The exercise — Transcribe everything in the data word for word. Pictures are left out.

━━━━

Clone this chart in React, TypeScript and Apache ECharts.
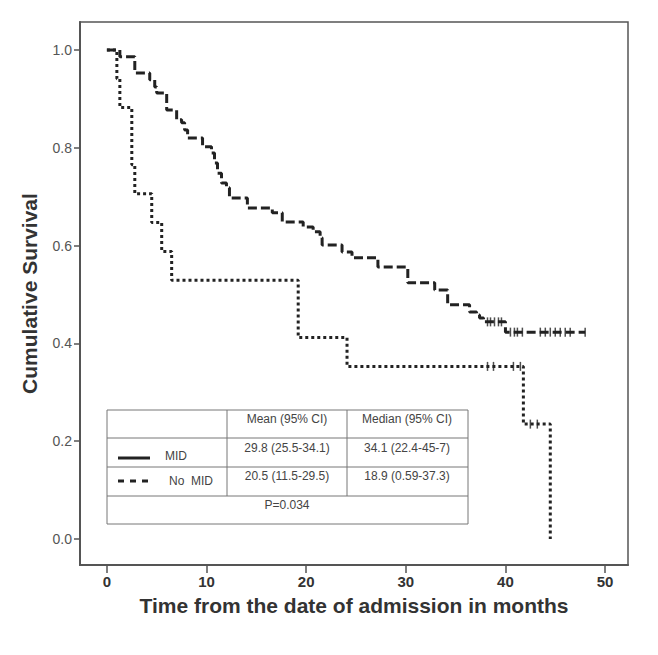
import React, { useEffect, useRef } from "react";
import * as echarts from "echarts";

// Tick labels
const xTicks = [0, 10, 20, 30, 40, 50];
const yTicks = [0, 0.2, 0.4, 0.6, 0.8, 1.0];

// MID group: event times and survival after each step
const midTimes = [0, 1.3, 2.8, 4.3, 4.8, 5.0, 6.0, 7.0, 7.5, 7.8, 8.1, 9.6, 10.5, 10.8, 11.1, 11.5, 12.0, 12.3, 14.1, 16.6, 17.6, 19.7, 20.7, 21.4, 21.6, 23.6, 24.6, 27.2, 30.2, 32.9, 34.2, 36.4, 37.1, 37.4, 37.8, 40.0, 48.0];
const midSurv = [1.0, 0.986, 0.953, 0.939, 0.924, 0.912, 0.877, 0.857, 0.851, 0.836, 0.82, 0.802, 0.789, 0.769, 0.748, 0.728, 0.718, 0.697, 0.677, 0.667, 0.648, 0.638, 0.628, 0.616, 0.601, 0.587, 0.575, 0.556, 0.524, 0.509, 0.479, 0.464, 0.458, 0.452, 0.444, 0.423, 0.423];
const midCensor = [38.2, 38.5, 38.9, 39.3, 39.6, 40.5, 40.9, 41.2, 41.7, 43.5, 44.0, 44.5, 45.0, 45.5, 46.0, 46.5, 48.0];

// No MID group
const noMidTimes = [0, 1.0, 1.3, 2.5, 2.8, 4.5, 5.5, 6.5, 19.2, 24.1, 41.8, 44.5];
const noMidSurv = [1.0, 0.941, 0.882, 0.765, 0.706, 0.647, 0.588, 0.529, 0.412, 0.353, 0.235, 0.0];
const noMidCensor = [38.2, 38.8, 40.8, 41.5, 42.5, 43.2];

const levelAt = (times: number[], surv: number[], t: number) => {
  let v = surv[0];
  for (let i = 0; i < times.length; i++) if (times[i] <= t) v = surv[i];
  return v;
};

const FONT = "'Liberation Sans', Arial, sans-serif";

export default function App() {
  const ref = useRef<HTMLDivElement>(null);
  useEffect(() => {
    const chart = echarts.init(ref.current!, undefined, { renderer: "svg" });
    const midData = midTimes.map((t, i) => [t, midSurv[i]]);
    const noMidData = noMidTimes.map((t, i) => [t, noMidSurv[i]]);
    const midC = midCensor.map((t) => [t, levelAt(midTimes, midSurv, t)]);
    const noMidC = noMidCensor.map((t) => [t, levelAt(noMidTimes, noMidSurv, t)]);

    const txt = (x: number, y: number, s: string, align = "center") => ({
      type: "text",
      x,
      y,
      style: { text: s, font: `12px ${FONT}`, fill: "#444", align, verticalAlign: "middle" },
    });
    const ln = (x1: number, y1: number, x2: number, y2: number) => ({
      type: "line",
      shape: { x1, y1, x2, y2 },
      style: { stroke: "#777", lineWidth: 1 },
    });

    chart.setOption({
      animation: false,
      backgroundColor: "#fff",
      grid: {
        left: 80,
        top: 22,
        width: 548,
        height: 543,
        show: true,
        borderColor: "#555",
        borderWidth: 1.5,
        backgroundColor: "#fff",
      },
      xAxis: {
        type: "value",
        min: -2.7,
        max: 52.3,
        name: "Time from the date of admission in months",
        nameLocation: "middle",
        nameGap: 30,
        nameMoveOverlap: false,
        nameTextStyle: { fontFamily: FONT, fontSize: 21, fontWeight: "bold", color: "#333" },
        splitLine: { show: false },
        axisLine: { show: true, onZero: false, lineStyle: { color: "#555", width: 2 } },
        axisTick: { show: true, length: 8, customValues: xTicks, lineStyle: { color: "#555", width: 1.5 } },
        axisLabel: {
          customValues: xTicks,
          fontFamily: FONT,
          fontSize: 15,
          fontWeight: "bold",
          color: "#333",
          margin: 9,
        },
      },
      yAxis: {
        type: "value",
        min: -0.053,
        max: 1.057,
        name: "Cumulative Survival",
        nameLocation: "middle",
        nameGap: 40,
        nameTextStyle: { fontFamily: FONT, fontSize: 21, fontWeight: "bold", color: "#333" },
        splitLine: { show: false },
        axisLine: { show: true, onZero: false, lineStyle: { color: "#555", width: 2 } },
        axisTick: { show: true, length: 6, customValues: yTicks, lineStyle: { color: "#555", width: 1.5 } },
        axisLabel: {
          customValues: yTicks,
          formatter: (v: number) => v.toFixed(1),
          fontFamily: FONT,
          fontSize: 14,
          color: "#555",
          margin: 8,
        },
      },
      series: [
        {
          name: "MID",
          type: "line",
          step: "end",
          showSymbol: false,
          data: midData,
          lineStyle: { color: "#222", width: 3, type: [9, 4] },
          z: 3,
        },
        {
          name: "No MID",
          type: "line",
          step: "end",
          showSymbol: false,
          data: noMidData,
          lineStyle: { color: "#222", width: 3, type: [3, 3] },
          z: 2,
        },
        {
          name: "MID censored",
          type: "scatter",
          data: midC,
          symbol: "rect",
          symbolSize: [1.5, 9],
          itemStyle: { color: "#222" },
          z: 4,
        },
        {
          name: "No MID censored",
          type: "scatter",
          data: noMidC,
          symbol: "rect",
          symbolSize: [1.5, 9],
          itemStyle: { color: "#222" },
          z: 4,
        },
      ],
      graphic: [
        {
          type: "rect",
          shape: { x: 107, y: 410, width: 361, height: 114 },
          style: { fill: "#fff", stroke: "#777", lineWidth: 1 },
          z: 10,
        },
        { ...ln(107, 438, 468, 438), z: 11 },
        { ...ln(107, 467, 468, 467), z: 11 },
        { ...ln(107, 496, 468, 496), z: 11 },
        { ...ln(227, 410, 227, 496), z: 11 },
        { ...ln(347, 410, 347, 496), z: 11 },
        {
          type: "line",
          shape: { x1: 118, y1: 458, x2: 150, y2: 458 },
          style: { stroke: "#222", lineWidth: 3 },
          z: 11,
        },
        {
          type: "line",
          shape: { x1: 118, y1: 481, x2: 150, y2: 481 },
          style: { stroke: "#222", lineWidth: 3, lineDash: [6, 6] },
          z: 11,
        },
        { ...txt(287, 419, "Mean (95% CI)"), z: 11 },
        { ...txt(407, 419, "Median (95% CI)"), z: 11 },
        { ...txt(287, 448, "29.8 (25.5-34.1)"), z: 11 },
        { ...txt(407, 448, "34.1 (22.4-45-7)"), z: 11 },
        { ...txt(165, 456, "MID", "left"), z: 11 },
        { ...txt(287, 476, "20.5 (11.5-29.5)"), z: 11 },
        { ...txt(407, 476, "18.9 (0.59-37.3)"), z: 11 },
        { ...txt(169, 481, "No  MID", "left"), z: 11 },
        { ...txt(287, 505, "P=0.034"), z: 11 },
      ],
    });
    return () => chart.dispose();
  }, []);
  return <div ref={ref} style={{ width: 658, height: 655, position: "absolute", left: 0, top: 0 }} />;
}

━━━━

Full solution —
Clone this chart in React, TypeScript and Apache ECharts.
import React, { useEffect, useRef } from "react";
import * as echarts from "echarts";

// Tick labels
const xTicks = [0, 10, 20, 30, 40, 50];
const yTicks = [0, 0.2, 0.4, 0.6, 0.8, 1.0];

// MID group: event times and survival after each step
const midTimes = [0, 1.3, 2.8, 4.3, 4.8, 5.0, 6.0, 7.0, 7.5, 7.8, 8.1, 9.6, 10.5, 10.8, 11.1, 11.5, 12.0, 12.3, 14.1, 16.6, 17.6, 19.7, 20.7, 21.4, 21.6, 23.6, 24.6, 27.2, 30.2, 32.9, 34.2, 36.4, 37.1, 37.4, 37.8, 40.0, 48.0];
const midSurv = [1.0, 0.986, 0.953, 0.939, 0.924, 0.912, 0.877, 0.857, 0.851, 0.836, 0.82, 0.802, 0.789, 0.769, 0.748, 0.728, 0.718, 0.697, 0.677, 0.667, 0.648, 0.638, 0.628, 0.616, 0.601, 0.587, 0.575, 0.556, 0.524, 0.509, 0.479, 0.464, 0.458, 0.452, 0.444, 0.423, 0.423];
const midCensor = [38.2, 38.5, 38.9, 39.3, 39.6, 40.5, 40.9, 41.2, 41.7, 43.5, 44.0, 44.5, 45.0, 45.5, 46.0, 46.5, 48.0];

// No MID group
const noMidTimes = [0, 1.0, 1.3, 2.5, 2.8, 4.5, 5.5, 6.5, 19.2, 24.1, 41.8, 44.5];
const noMidSurv = [1.0, 0.941, 0.882, 0.765, 0.706, 0.647, 0.588, 0.529, 0.412, 0.353, 0.235, 0.0];
const noMidCensor = [38.2, 38.8, 40.8, 41.5, 42.5, 43.2];

const levelAt = (times: number[], surv: number[], t: number) => {
  let v = surv[0];
  for (let i = 0; i < times.length; i++) if (times[i] <= t) v = surv[i];
  return v;
};

const FONT = "'Liberation Sans', Arial, sans-serif";

export default function App() {
  const ref = useRef<HTMLDivElement>(null);
  useEffect(() => {
    const chart = echarts.init(ref.current!, undefined, { renderer: "svg" });
    const midData = midTimes.map((t, i) => [t, midSurv[i]]);
    const noMidData = noMidTimes.map((t, i) => [t, noMidSurv[i]]);
    const midC = midCensor.map((t) => [t, levelAt(midTimes, midSurv, t)]);
    const noMidC = noMidCensor.map((t) => [t, levelAt(noMidTimes, noMidSurv, t)]);

    const txt = (x: number, y: number, s: string, align = "center") => ({
      type: "text",
      x,
      y,
      style: { text: s, font: `12px ${FONT}`, fill: "#444", align, verticalAlign: "middle" },
    });
    const ln = (x1: number, y1: number, x2: number, y2: number) => ({
      type: "line",
      shape: { x1, y1, x2, y2 },
      style: { stroke: "#777", lineWidth: 1 },
    });

    chart.setOption({
      animation: false,
      backgroundColor: "#fff",
      grid: {
        left: 80,
        top: 22,
        width: 548,
        height: 543,
        show: true,
        borderColor: "#555",
        borderWidth: 1.5,
        backgroundColor: "#fff",
      },
      xAxis: {
        type: "value",
        min: -2.7,
        max: 52.3,
        name: "Time from the date of admission in months",
        nameLocation: "middle",
        nameGap: 30,
        nameMoveOverlap: false,
        nameTextStyle: { fontFamily: FONT, fontSize: 21, fontWeight: "bold", color: "#333" },
        splitLine: { show: false },
        axisLine: { show: true, onZero: false, lineStyle: { color: "#555", width: 2 } },
        axisTick: { show: true, length: 8, customValues: xTicks, lineStyle: { color: "#555", width: 1.5 } },
        axisLabel: {
          customValues: xTicks,
          fontFamily: FONT,
          fontSize: 15,
          fontWeight: "bold",
          color: "#333",
          margin: 9,
        },
      },
      yAxis: {
        type: "value",
        min: -0.053,
        max: 1.057,
        name: "Cumulative Survival",
        nameLocation: "middle",
        nameGap: 40,
        nameTextStyle: { fontFamily: FONT, fontSize: 21, fontWeight: "bold", color: "#333" },
        splitLine: { show: false },
        axisLine: { show: true, onZero: false, lineStyle: { color: "#555", width: 2 } },
        axisTick: { show: true, length: 6, customValues: yTicks, lineStyle: { color: "#555", width: 1.5 } },
        axisLabel: {
          customValues: yTicks,
          formatter: (v: number) => v.toFixed(1),
          fontFamily: FONT,
          fontSize: 14,
          color: "#555",
          margin: 8,
        },
      },
      series: [
        {
          name: "MID",
          type: "line",
          step: "end",
          showSymbol: false,
          data: midData,
          lineStyle: { color: "#222", width: 3, type: [9, 4] },
          z: 3,
        },
        {
          name: "No MID",
          type: "line",
          step: "end",
          showSymbol: false,
          data: noMidData,
          lineStyle: { color: "#222", width: 3, type: [3, 3] },
          z: 2,
        },
        {
          name: "MID censored",
          type: "scatter",
          data: midC,
          symbol: "rect",
          symbolSize: [1.5, 9],
          itemStyle: { color: "#222" },
          z: 4,
        },
        {
          name: "No MID censored",
          type: "scatter",
          data: noMidC,
          symbol: "rect",
          symbolSize: [1.5, 9],
          itemStyle: { color: "#222" },
          z: 4,
        },
      ],
      graphic: [
        {
          type: "rect",
          shape: { x: 107, y: 410, width: 361, height: 114 },
          style: { fill: "#fff", stroke: "#777", lineWidth: 1 },
          z: 10,
        },
        { ...ln(107, 438, 468, 438), z: 11 },
        { ...ln(107, 467, 468, 467), z: 11 },
        { ...ln(107, 496, 468, 496), z: 11 },
        { ...ln(227, 410, 227, 496), z: 11 },
        { ...ln(347, 410, 347, 496), z: 11 },
        {
          type: "line",
          shape: { x1: 118, y1: 458, x2: 150, y2: 458 },
          style: { stroke: "#222", lineWidth: 3 },
          z: 11,
        },
        {
          type: "line",
          shape: { x1: 118, y1: 481, x2: 150, y2: 481 },
          style: { stroke: "#222", lineWidth: 3, lineDash: [6, 6] },
          z: 11,
        },
        { ...txt(287, 419, "Mean (95% CI)"), z: 11 },
        { ...txt(407, 419, "Median (95% CI)"), z: 11 },
        { ...txt(287, 448, "29.8 (25.5-34.1)"), z: 11 },
        { ...txt(407, 448, "34.1 (22.4-45-7)"), z: 11 },
        { ...txt(165, 456, "MID", "left"), z: 11 },
        { ...txt(287, 476, "20.5 (11.5-29.5)"), z: 11 },
        { ...txt(407, 476, "18.9 (0.59-37.3)"), z: 11 },
        { ...txt(169, 481, "No  MID", "left"), z: 11 },
        { ...txt(287, 505, "P=0.034"), z: 11 },
      ],
    });
    return () => chart.dispose();
  }, []);
  return <div ref={ref} style={{ width: 658, height: 655, position: "absolute", left: 0, top: 0 }} />;
}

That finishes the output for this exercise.